Gatekeeper, Green Claims und Kraneburger
Blogpost von Markus Luthe zur Europawahl 2024

Heute in einer Woche haben wir die Wahl, die Europawahl.
Und ich mache mir große Sorgen, dass eine geringe Wahlbeteiligung zu einer Destabilisierung der demokratischen Institutionen Europas führen könnte. Auch die Umfragen deuten weiter auf erhebliche Zugewinne populistischer und extremistischer Parteien hin, die äußersten Rechten könnten gar die stärkste Fraktion im Europaparlament stellen. Das Vertrauen darauf, dass diese Gruppierungen in der Regel untereinander so zerstritten sind, dass sie eine Fraktionsbildung schon nicht schaffen werden, ist mir als Brandmauer zu löchrig.

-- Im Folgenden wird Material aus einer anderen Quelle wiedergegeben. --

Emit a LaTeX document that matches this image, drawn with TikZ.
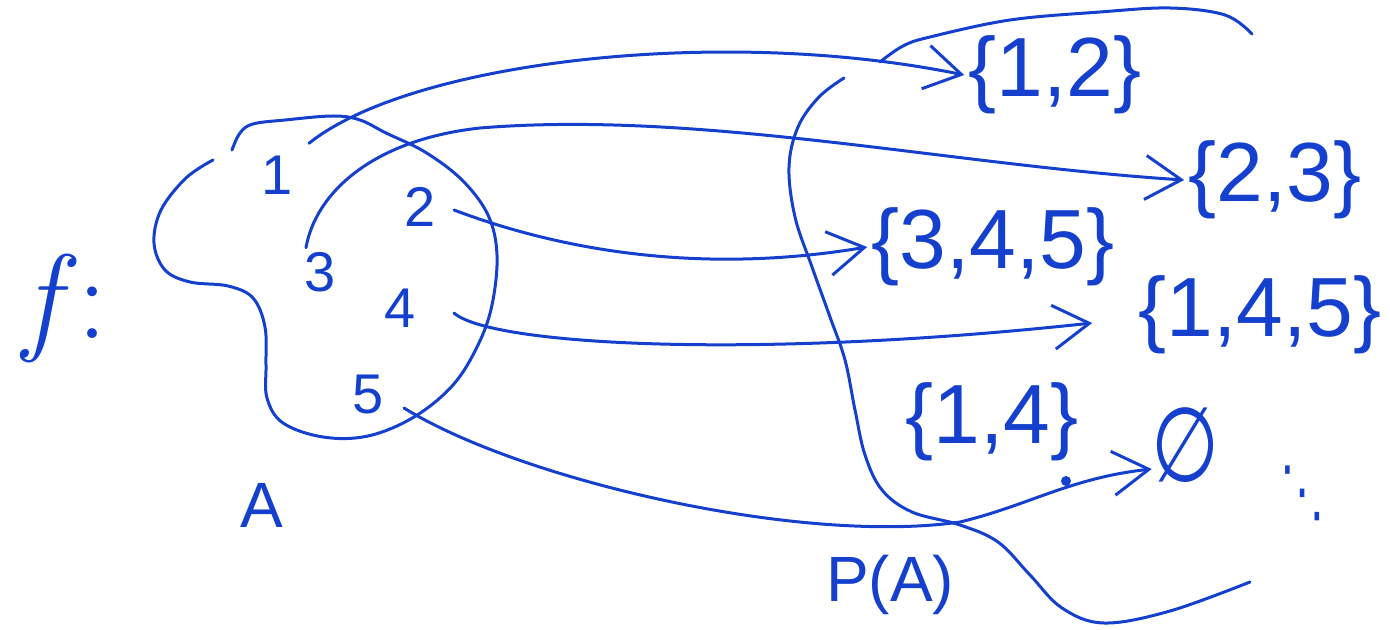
\documentclass[tikz,border=0pt]{standalone}
\usepackage{fontspec}
\newfontfamily\hand{Liberation Sans}
\newfontfamily\symf{DejaVu Sans}
\usetikzlibrary{arrows.meta}
\definecolor{pen}{RGB}{20,64,205}
\tikzset{
  ink/.style={draw=pen, line width=1.5pt, line cap=round, line join=round},
  arr/.style={ink, -{Straight Barb[length=18pt,width=22pt]}},
  num/.style={text=pen, inner sep=2pt, font=\hand\fontsize{28}{30}\selectfont},
  setn/.style={text=pen, inner sep=2pt, font=\hand\fontsize{42}{46}\selectfont},
  lbl/.style={text=pen, inner sep=2pt, font=\hand\fontsize{32}{34}\selectfont},
}
\begin{document}
\begin{tikzpicture}[x=0.5pt,y=-0.5pt]
\useasboundingbox (0,0) rectangle (1390,630);
% f :
\node[text=pen, anchor=base, inner sep=0pt, font=\fontsize{60}{60}\selectfont] (f) at (65,338) {\itshape f\upshape\hspace{0.15em}:};
% set A blob
\draw[ink] plot[smooth, tension=0.6] coordinates {
 (232,150) (240,133) (253,124) (285,120) (333,116) (360,120) (386,133)
 (425,152) (462,180) (488,215) (497,255) (492,305) (478,345) (453,385)
 (414,417) (368,436) (323,437) (283,423) (267,398) (266,365) (265,327)
 (253,298) (228,286) (190,282) (165,270) (154,243) (161,210) (186,178) (213,160)};
% P(A) blob
\draw[ink] plot[smooth, tension=0.6] coordinates {
 (844,78) (819,97) (798,127) (789,167) (795,217) (812,267) (830,317)
 (845,360) (855,410) (865,455) (882,490) (912,512) (960,525) (998,542)
 (1030,575) (1062,608) (1104,623) (1170,611) (1250,582)};
\draw[ink] plot[smooth, tension=0.6] coordinates {
 (880,62) (903,46) (930,37) (1010,20) (1100,12) (1170,8) (1225,15) (1252,34)};
% elements of A
\node[num] (n1) at (277,175) {1};
\node[num] (n2) at (420,207) {2};
\node[num] (n3) at (320,272) {3};
\node[num] (n4) at (400,308) {4};
\node[num] (n5) at (368,395) {5};
\node[lbl] (lA) at (262,505) {A};
% elements of P(A)
\node[setn] (s12) at (1055,75) {\{1,2\}};
\node[setn] (s23) at (1275,180) {\{2,3\}};
\node[setn] (s345) at (993,247) {\{3,4,5\}};
\node[setn] (s145) at (1260,315) {\{1,4,5\}};
\node[setn] (s14) at (992,422) {\{1,4\}};
\node[text=pen, inner sep=2pt, xscale=0.75, font=\symf\fontsize{52}{56}\selectfont] (sE) at (1185,445) {∅};
\node[text=pen, inner sep=0pt, xscale=0.65, font=\symf\fontsize{34}{34}\selectfont] (dots) at (1303,493) {⋱};
\node[lbl] (lP) at (890,585) {P(A)};
% arrows
\draw[arr] ([xshift=6pt,yshift=4pt]n1.north east) .. controls (410,62) and (720,25) .. (s12.west);
\draw[arr] ([xshift=-7pt]n3.north) .. controls (315,195) and (370,140) .. (480,128)
  .. controls (700,110) and (950,165) .. (s23.west);
\draw[arr] ([xshift=7pt,yshift=-1.5pt]n2.east) .. controls (560,250) and (700,275) .. (s345.west);
\draw[arr] ([xshift=17pt,yshift=-2.5pt]n4.east) .. controls (490,345) and (750,360) .. ([xshift=-21pt,yshift=-4pt]s145.west);
\draw[arr] ([xshift=8pt,yshift=-6.5pt]n5.east) .. controls (520,480) and (800,545) .. (960,522)
  .. controls (1030,505) and (1070,478) .. ([xshift=2pt,yshift=-12pt]sE.west);
\fill[pen] (1066,481) circle[radius=2.5pt];
\end{tikzpicture}
\end{document}
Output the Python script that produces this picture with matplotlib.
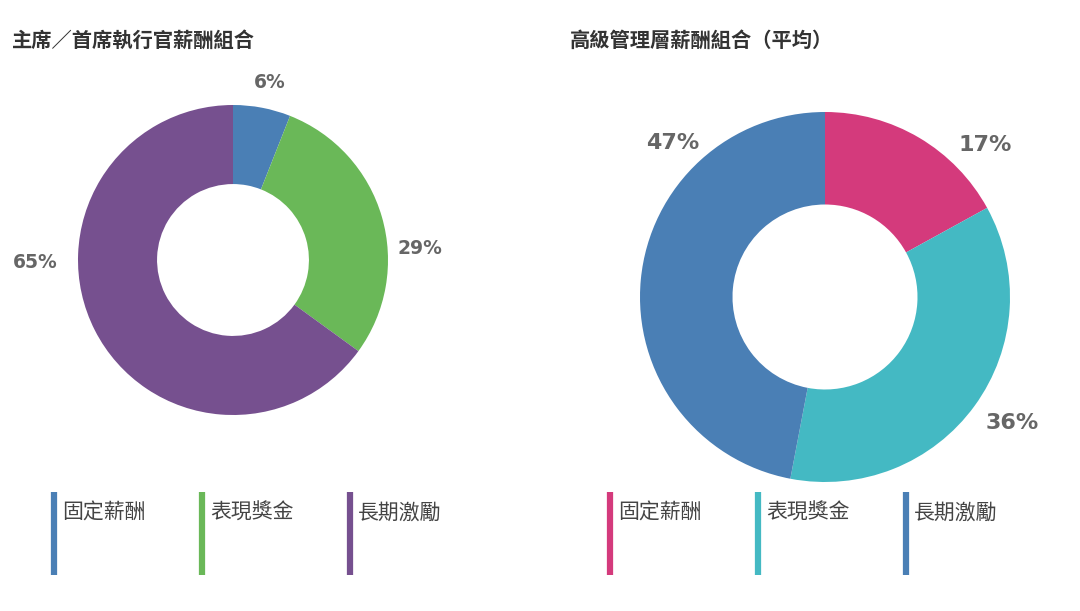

Ausgerechnet jetzt, wo sich das Europäische Parlament im Kräftespiel der europäischen Institutionen über die Jahre einiges an Gewicht erobert hat, droht hier der parlamentarische Infarkt, Stillstand und Blockade…
Das wird definitiv keine Europawahl wie viele zuvor! DEHOGA und IHA haben sich deshalb in ihren „Positionen des Gastgewerbes zur Europawahl 2024“ diesmal darauf fokussiert, Themen aufzugreifen, die die zu wählenden (Neu-) Parlamentarier gleich nach Antritt ihres Mandats konkret zu entscheiden haben. Nun liegen die Antworten der Parteien vor.
Zentrale Erfolge der europäischen Institutionen waren in der auslaufenden Legislaturperiode sicherlich die Verabschiedung umfassender Gesetzeswerke, die dominanten Internetportalen besondere Verantwortung für die Aufrechterhaltung der Informationsfreiheit und des Wettbewerbs auferlegten. Der Digital Services Act (DSA) und der Digital Markets Act (DMA) müssen nun aber auch konsequent umgesetzt und ihre Auswirkungen im Auge behalten werden. Das scheinen alle antwortenden Parteien erfreulicherweise so auch auf ihrem Schirm zu haben. Am konkretesten antworteten hier CDU/CSU, die die Sichtbarkeit der direkten Hotel- und Unterkunftswebseiten im Vergleich zu der von Online-Buchungsplattformen beim Gatekeeper Google nicht verschlechtert sehen wollen.
Bei der Umsetzung des Green Deals in der Europäischen Union und dem Erreichen der Klimaneutralität kommt Umweltzertifikaten eine Schlüsselrolle für die Kommunikation innerhalb der Wirtschaft, aber vor allem auch zum Verbraucher zu. Hier besteht die Gefahr, dass mit den höheren Anforderungen der Green Claims Richtlinie auch die Kosten dermaßen steigen, dass Nachhaltigkeitslabel für kleine und mittlere Unternehmen unerreichbar werden. Das haben alle antwortenden Parteien auch so erkannt. Die große Bedeutung der Zugänglichkeit der Umweltzertifikate für KMU findet sich expressis verbis in der Antwort der FDP, die Partei „Die Linke“ spricht sich für spezielle KMU-Unterstützungsprogramme aus.
Bei der Verabschiedung der EU-Trinkwasserrichtlinie und jüngst bei der EU-Verpackungsverordnung gab es im Parlament starke und zahlreiche Stimmen, die eine gesetzliche Verpflichtung für Gastronomen aufnehmen wollten, Leitungswasser Gästen kostenfrei (oder gegen eine geringe Servicegebühr) abzugeben. Was für ein unverhältnismäßiger Eingriff in die unternehmerische Freiheit!
Und wie positionieren sich die Parteien zum Kraneburger für lau? CDU/CSU sehen eine verpflichtende kostenlose Bereitstellung skeptisch, die FDP lehnt sie glasklar ab. SPD, Bündnis 90/Die Grünen und Die Linke sprechen sich dafür aus und offenbaren damit nicht nur ein wirtschaftsfernes Mindset. Die Antworten dieser drei Parteien enthalten auch – von mir als oberlehrerhaft empfundene – Hinweise auf andere Länder und Kulturen und was aus ihrer Parteiensicht guten Service und Gastfreundschaft ausmacht.
Sie haben die Wahl!
Nicht zur Wahl zu gehen, ist keine nachhaltige Option.